# Good rod for Penn 550 ssg



## chadh (Dec 17, 2012)

I bought this reel last summer mainly for surf fishing, and used it most of the summer on a big 10 foot surf rod, but the main problem was when i went on bottom fishing trips etc, that rod was a bit large for what I needed. Any ideas for a good all around rod for this? I'd like something i can still cast, but also something that won't be a pain to move around with on a boat and something a little firm because reeling in the small 8-10 pound snapper wasn't fun with a big flimsy surf rod.

Thanks
Chad


----------



## flickerjim (Sep 17, 2012)

Santa will be bringing me one soon, I will be using it as a King Slayer, and I have talked with some local guys and they have told me that it works best with a 7-8' rod with good bend to it. I really like uglystick, or powerstick. I would head up to ya local shop and talk with someone about it. I would hope they wouldn't lead you in the wrong direction.
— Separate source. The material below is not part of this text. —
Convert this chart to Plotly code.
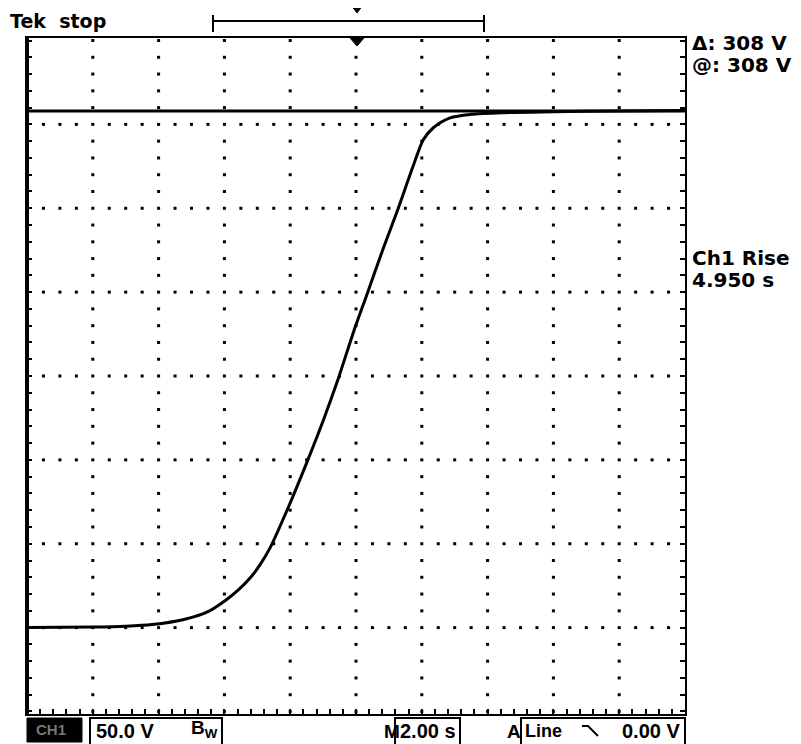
import plotly.graph_objects as go

time_s = [-10, -8, -7, -6.2, -5.2, -4.5, -3.95, -3.6, -3.2, -2.9, -2.6, -2.06, -1.50,
          -0.99, -0.54, -0.08, 0.33, 0.83, 1.24, 1.74, 2.05, 2.35, 2.86, 3.5, 4.5, 6, 8, 10]
volts = [0, 0.3, 0.8, 1.8, 5.0, 9.5, 16.5, 22, 30, 38, 48, 71.6, 98.2,
         123.8, 148.4, 176.0, 198.5, 226.1, 247.6, 275.3, 291.0, 298.0, 303.9, 306, 307, 307.5, 308, 308.3]
cursor_v = 308
volts_per_div = 50
sec_per_div = 2
x_range = [-10, 10]
y_range = [-51.5, 351.5]
grid_cols = [-8, -6, -4, -2, 0, 2, 4, 6, 8]
grid_rows = [0, 50, 100, 150, 200, 250, 300]

# the page body adds an 8px margin, so the figure is 8px smaller
OFF = 8
W, H = 801 - OFF, 744 - OFF
L, R, T, B = 27, 685, 38, 714   # plot frame, in screen pixels


def px(x):
    return (x - L) / (R - L)


def py(y):
    return (B - y) / (B - T)


fig = go.Figure()

# graticule dots: columns (1/5 div), rows (1/4 div)
cx, cy = [], []
for c in grid_cols:
    v = -50
    while v <= 350:
        cx.append(c)
        cy.append(v)
        v += volts_per_div / 5
rx, ry = [], []
for r in grid_rows:
    t = x_range[0] + sec_per_div / 4
    while t < x_range[1] - 1e-9:
        if abs(t - round(t / sec_per_div) * sec_per_div) > 1e-6:
            rx.append(t)
            ry.append(r)
        t += sec_per_div / 4
fig.add_trace(go.Scatter(x=cx + rx, y=cy + ry, mode="markers",
                         marker=dict(symbol="square", size=3, color="black"),
                         hoverinfo="skip", showlegend=False))

# cursor line
fig.add_trace(go.Scatter(x=x_range, y=[cursor_v, cursor_v], mode="lines",
                         line=dict(color="black", width=3), showlegend=False))
# waveform
fig.add_trace(go.Scatter(x=time_s, y=volts, mode="lines",
                         line=dict(color="black", width=3, shape="spline", smoothing=0.8),
                         showlegend=False))

shapes = []
# thick left frame
shapes.append(dict(type="line", xref="paper", yref="paper", x0=0, x1=0, y0=0, y1=1,
                   line=dict(color="black", width=4)))
# record bracket
shapes.append(dict(type="line", xref="paper", yref="paper", x0=px(213), x1=px(484),
                   y0=py(21), y1=py(21), line=dict(color="black", width=2)))
for xb in (213, 484):
    shapes.append(dict(type="line", xref="paper", yref="paper", x0=px(xb), x1=px(xb),
                       y0=py(15), y1=py(32), line=dict(color="black", width=2)))


def tri(xc, ytop, w, h):
    return dict(type="path", xref="paper", yref="paper", fillcolor="black",
                line=dict(color="black", width=1),
                path=f"M {px(xc - w / 2)},{py(ytop)} L {px(xc + w / 2)},{py(ytop)} L {px(xc)},{py(ytop + h)} Z")


shapes.append(tri(357, 7, 9, 6))
shapes.append(tri(357, 38, 14, 8))

# bottom status bar
shapes.append(dict(type="rect", xref="paper", yref="paper", x0=px(27), x1=px(82),
                   y0=py(742), y1=py(718), fillcolor="black", line=dict(color="black", width=1)))
for x0, x1 in ((90, 222), (395, 460), (521, 685)):
    shapes.append(dict(type="rect", xref="paper", yref="paper", x0=px(x0), x1=px(x1),
                       y0=py(746), y1=py(718), line=dict(color="black", width=2)))
# falling edge symbol
shapes.append(dict(type="path", xref="paper", yref="paper", line=dict(color="black", width=2),
                   path=f"M {px(582)},{py(726)} L {px(588)},{py(726)} L {px(598)},{py(736)}"))

ann = []
SANS = "Liberation Sans, Arial, sans-serif"
WIDE = "DejaVu Sans, Liberation Sans, sans-serif"


def text(s, x, y, size=18, color="black", family=SANS, xanchor="left"):
    ann.append(dict(text=s, xref="paper", yref="paper", x=px(x), y=py(y), xanchor=xanchor,
                    yanchor="middle", showarrow=False,
                    font=dict(family=family, size=size, color=color)))


text("<b>Tek  stop</b>", 8, 21, 19, family=WIDE)
text("<b>Δ: 308 V</b>", 690, 43, 20, family=WIDE)
text("<b>@: 308 V</b>", 690, 65, 20, family=WIDE)
text("<b>Ch1 Rise</b>", 690, 258, 20, family=WIDE)
text("<b>4.950 s</b>", 690, 280, 20, family=WIDE)
text("<b>CH1</b>", 34, 730, 15, "#777")
text("<b>50.0 V</b>", 94, 731, 20)
text("<b>B<sub>W</sub></b>", 189, 729, 19)
text("<b>M</b>", 382, 731, 19)
text("<b>2.00 s</b>", 398, 731, 20)
text("<b>A</b>", 505, 731, 19)
text("<b>Line</b>", 523, 731, 18)
text("<b>0.00 V</b>", 620, 731, 20)

fig.update_layout(
    width=W, height=H, paper_bgcolor="white", plot_bgcolor="white",
    margin=dict(l=L - OFF, r=801 - R, t=T - OFF, b=744 - B),
    shapes=shapes, annotations=ann, showlegend=False,
    xaxis=dict(range=x_range, showgrid=False, zeroline=False, showticklabels=False,
               showline=True, linecolor="black", linewidth=2, mirror=True,
               ticks="inside", ticklen=5, tickwidth=2, tickcolor="black",
               tick0=0, dtick=sec_per_div / 5),
    yaxis=dict(range=y_range, showgrid=False, zeroline=False, showticklabels=False,
               showline=True, linecolor="black", linewidth=2, mirror="ticks",
               ticks="inside", ticklen=5, tickwidth=2, tickcolor="black",
               tick0=0, dtick=volts_per_div / 5),
)

fig.write_html("out.html")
J & M in OB have always done me right. I'm sure there will be someone who disagree's, but hey thats their opinion. Those Penn 550's are awesome Reels, i can't wait to get one. I'm rocking a Shaksphere Walmart special spinner, but I will say this... It pulled in a 20lb + King about 3months ago. Yes it was smoking and on the verge of exploding, but.. I was able to get him and 3 others in the boat. Great day..


----------